Resumo: O presente artigo trata, precipuamente, daquelas pessoas jurídicas que ficaram excluídas da sujeição passiva da Lei 12.846/13, também conhecida como Lei Anticorrupção, Lei de Probidade Empresarial ou Lei de Combate à Corrupção de Pessoa Jurídica.
Introdução
É por todos sabido que a Lei 12.846/13 instituiu um inédito regime de responsabilização administrativa e civil de pessoas jurídicas pela prática de atos contra a administração pública, nacional ou estrangeira. Nessa quadra, seu artigo inaugural tem a importante missão de delimitar os limites subjetivos de sua incidência, isto é, a quais pessoas destinam-se os instrumentos de proteção da lei (sujeitos ativos) e a quais outras pessoas destinam-se seus mecanismos de punição (sujeitos passivos). Aqui, concentrar-nos-emos em analisar qual o preciso âmbito de sujeição passiva da Lei 12.846/13.
Desenvolvimento
O parágrafo único, do artigo 1º, da citada norma, dispõe o seguinte: “aplica-se o disposto nesta Lei às sociedades empresárias e às sociedades simples, personificadas ou não, independentemente da forma de organização ou modelo societário adotado, bem como a quaisquer fundações, associações de entidades ou pessoas, ou sociedades estrangeiras, que tenham sede, filial ou representação no território brasileiro, constituídas de fato ou de direito, ainda que temporariamente.”

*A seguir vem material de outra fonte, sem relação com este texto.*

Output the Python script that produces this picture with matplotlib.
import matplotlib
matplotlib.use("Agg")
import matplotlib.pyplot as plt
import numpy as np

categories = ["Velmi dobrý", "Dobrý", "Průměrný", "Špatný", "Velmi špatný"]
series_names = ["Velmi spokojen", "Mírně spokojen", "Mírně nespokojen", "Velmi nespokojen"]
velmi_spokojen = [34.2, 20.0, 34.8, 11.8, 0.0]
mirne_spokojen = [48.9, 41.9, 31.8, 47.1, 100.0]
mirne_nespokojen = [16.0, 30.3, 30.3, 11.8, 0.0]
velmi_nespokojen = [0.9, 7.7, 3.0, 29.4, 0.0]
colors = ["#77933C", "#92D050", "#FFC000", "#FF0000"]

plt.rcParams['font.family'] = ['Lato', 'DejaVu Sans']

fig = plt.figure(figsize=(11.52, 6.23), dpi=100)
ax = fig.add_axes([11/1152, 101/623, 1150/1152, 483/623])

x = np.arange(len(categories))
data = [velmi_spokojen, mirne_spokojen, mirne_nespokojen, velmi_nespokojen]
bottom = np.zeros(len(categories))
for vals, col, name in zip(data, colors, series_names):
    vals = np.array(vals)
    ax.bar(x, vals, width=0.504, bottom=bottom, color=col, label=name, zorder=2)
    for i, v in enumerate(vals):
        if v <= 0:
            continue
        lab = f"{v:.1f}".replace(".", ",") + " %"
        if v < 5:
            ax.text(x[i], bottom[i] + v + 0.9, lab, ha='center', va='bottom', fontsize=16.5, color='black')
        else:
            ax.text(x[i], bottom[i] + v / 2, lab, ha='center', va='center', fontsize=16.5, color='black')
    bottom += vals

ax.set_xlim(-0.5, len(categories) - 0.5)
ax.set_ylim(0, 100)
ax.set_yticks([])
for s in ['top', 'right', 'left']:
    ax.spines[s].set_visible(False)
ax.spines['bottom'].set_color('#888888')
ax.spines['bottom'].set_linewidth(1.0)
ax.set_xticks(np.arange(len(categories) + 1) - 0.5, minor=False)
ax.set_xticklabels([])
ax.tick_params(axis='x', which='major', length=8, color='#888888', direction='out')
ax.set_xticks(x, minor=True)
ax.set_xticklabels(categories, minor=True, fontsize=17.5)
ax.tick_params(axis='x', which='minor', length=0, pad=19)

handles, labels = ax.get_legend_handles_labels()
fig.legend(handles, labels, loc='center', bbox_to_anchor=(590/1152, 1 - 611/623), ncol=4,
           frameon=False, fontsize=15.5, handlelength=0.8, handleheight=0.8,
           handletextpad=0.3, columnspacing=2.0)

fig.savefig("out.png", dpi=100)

Como se nota, o legislador não poupou seu repertório de palavras, termos e expressões para definir o critério pessoal de aplicação da sua novel obra legislativa. Num primeiro momento, aimpressão que tem o intérprete é que o âmbito de incidência da lei é vastíssimo. Entretanto, logo se percebe que esse não é tão vasto como deveria ser.
Da leitura do citado dispositivo extrai-se que a Lei 12.846/13 aplica-se às seguintes espécies de pessoas jurídicas: (i) sociedades; (ii) fundações e (iii) associações, todas personificadas ou não, constituídas de fato ou de direito. Ora, a epígrafe da lei proclama instituir mecanismos de responsabilização da pessoa jurídica por atos de corrupção. Porém, o dispositivo sub oculis, desavergonhadamente, limita as pessoas jurídicas passível da referida responsabilização ao contemplar um rol de pessoas jurídicas menor do que aquele albergado no artigo 44, do Código Civil Brasileiro, que dispõe serem pessoas jurídicas de direito privado (i) as associações; (ii) as sociedades; (iii) as fundações, (iv) as organizações religiosas, (v) os partidos políticos e (vi) as empresas individuais de responsabilidade limitada.

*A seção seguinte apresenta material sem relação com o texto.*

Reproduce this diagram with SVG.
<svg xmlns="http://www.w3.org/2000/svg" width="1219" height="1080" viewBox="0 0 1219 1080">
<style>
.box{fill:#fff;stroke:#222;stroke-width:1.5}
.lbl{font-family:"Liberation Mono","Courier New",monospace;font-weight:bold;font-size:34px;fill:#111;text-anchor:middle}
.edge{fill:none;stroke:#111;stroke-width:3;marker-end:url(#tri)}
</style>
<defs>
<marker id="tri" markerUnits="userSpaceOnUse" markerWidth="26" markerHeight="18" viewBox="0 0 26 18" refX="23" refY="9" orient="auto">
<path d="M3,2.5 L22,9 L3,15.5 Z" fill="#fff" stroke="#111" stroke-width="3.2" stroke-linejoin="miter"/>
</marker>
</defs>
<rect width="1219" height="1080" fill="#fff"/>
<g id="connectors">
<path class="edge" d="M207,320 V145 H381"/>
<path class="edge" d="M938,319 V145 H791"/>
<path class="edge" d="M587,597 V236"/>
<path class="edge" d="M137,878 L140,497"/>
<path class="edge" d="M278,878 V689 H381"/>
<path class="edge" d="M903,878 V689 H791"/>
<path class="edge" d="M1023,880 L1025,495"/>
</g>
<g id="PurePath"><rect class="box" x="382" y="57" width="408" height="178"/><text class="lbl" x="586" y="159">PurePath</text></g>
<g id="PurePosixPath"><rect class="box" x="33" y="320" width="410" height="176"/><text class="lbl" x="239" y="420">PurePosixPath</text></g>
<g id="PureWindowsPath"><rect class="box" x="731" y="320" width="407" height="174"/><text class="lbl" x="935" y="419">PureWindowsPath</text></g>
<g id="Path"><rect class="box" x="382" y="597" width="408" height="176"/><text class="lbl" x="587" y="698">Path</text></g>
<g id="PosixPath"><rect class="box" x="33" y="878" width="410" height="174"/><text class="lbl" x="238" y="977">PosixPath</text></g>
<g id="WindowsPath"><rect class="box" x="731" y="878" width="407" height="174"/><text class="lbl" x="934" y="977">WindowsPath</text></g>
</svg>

Curiosamente, as três últimas pessoas jurídicas mencionadas no art. 44, do Código Civil de 2002, ficaram de fora do campo de incidência da Lei 12.846/13. Mais curioso, ainda, é o fato de o legislador ter deixado os partidos político de fora do regime de responsabilidade da Lei de Combate à Corrupção.
Ora, acreditar que a corrupção é um mal que acomete somente às sociedades, associações e fundações, sendo alheios às demais espécies de pessoa jurídica, é ignorância deliberada do legislador, sobretudo quando se trata de partidos políticos. Por isso, andou mal, muito mal o legislativo. Não cabe, aqui, estudar os motivos que levaram o legislador a isso, tema afeto a outros campos da ciência (sociologia ou psicologia). O fato é que nada justifica a omissão, a não ser, provavelmente, um sentimento de auto-proteção, auto-preservação dos próprios legisladores.
Por derradeiro, valioso pontuar uma última intrincada questão. Alguns estudiosos defendem que a aludida omissão legislativa não impede a responsabilização de tais pessoas jurídicas com base em uma interpretação teleológica da norma. Entretanto, essa visão não se sustenta, pois esbarra em princípios inarredáveis do direito sancionador, quais sejam, o princípio da legalidade estrita e a consectária vedação de interpretação extensiva das normas que albergam qualquer tipo de sanção.
Conclusão
Em conclusão, o legislador perdeu a oportunidade de construir um eficiente instrumento de combate à corrupção das pessoas jurídicas. Não obstante isso, é preciso ter-se em mente que a responsabilização dos partidos políticos, organizações religiosas e EIRELI’s só poderá ser levada acabo pelo veículo jurídico próprio: alteração legislativa. Entender o contrário seria admitir o malferimento de princípios básicos do direito administrativo sancionador.